In fact, judging by the number of times the building and architects were toasted at the opening, architecture fascinates theoretical physicists. Where so often the authors of three-dimensional form are sidelined or forgotten, there was a genuine outpouring of affection for the Perimeter's design expressed not only by Howard Burton, the director of the Perimeter Institute but during speeches delivered by Lee Smolin, a founding member of the Perimeter Institute and author of The Life of the Cosmos, and Sir Roger Penrose, a British mathematical physicist who has contributed importantly to cosmology and the notion of spin networks.

Saucier + Perrotte are currently representing Canada at the Venice Biennale for Architecture. How the land can exert an influence on architecture -- shaping, consuming, releasing it -- has been a powerful influence on the firm's portfolio of public and private commissions.
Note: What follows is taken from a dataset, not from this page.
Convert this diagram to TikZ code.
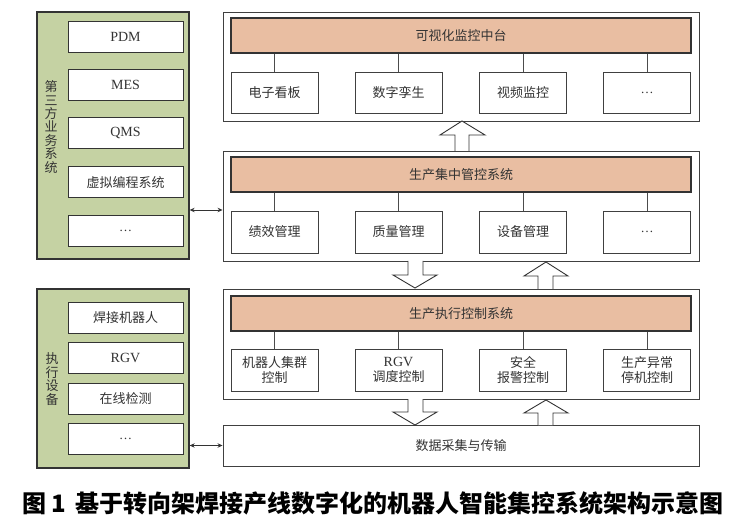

For the Perimeter, Saucier + Perrotte have delivered a building about the flow of light and the directions we can take. With this in mind, a word about the west elevation, the one that looks over a field and a biking trail: From this pastoral obscurity a narrow flank of concrete stairs rises up a hill to lead into the Perimeter's discrete outdoor courtyard. A large blackboard sits there with the immutability of a Richard Serra sculpture, except this one is covered with chalked formulas, just fresh and rubbed out. A visitor can take that path into the heart of the Perimeter, or be content to look at the staircase that appears behind a wall of sandblasted glass. It marks a gentle zig-zag behind the veil of glass -- heading up, but where it ends isn't clear.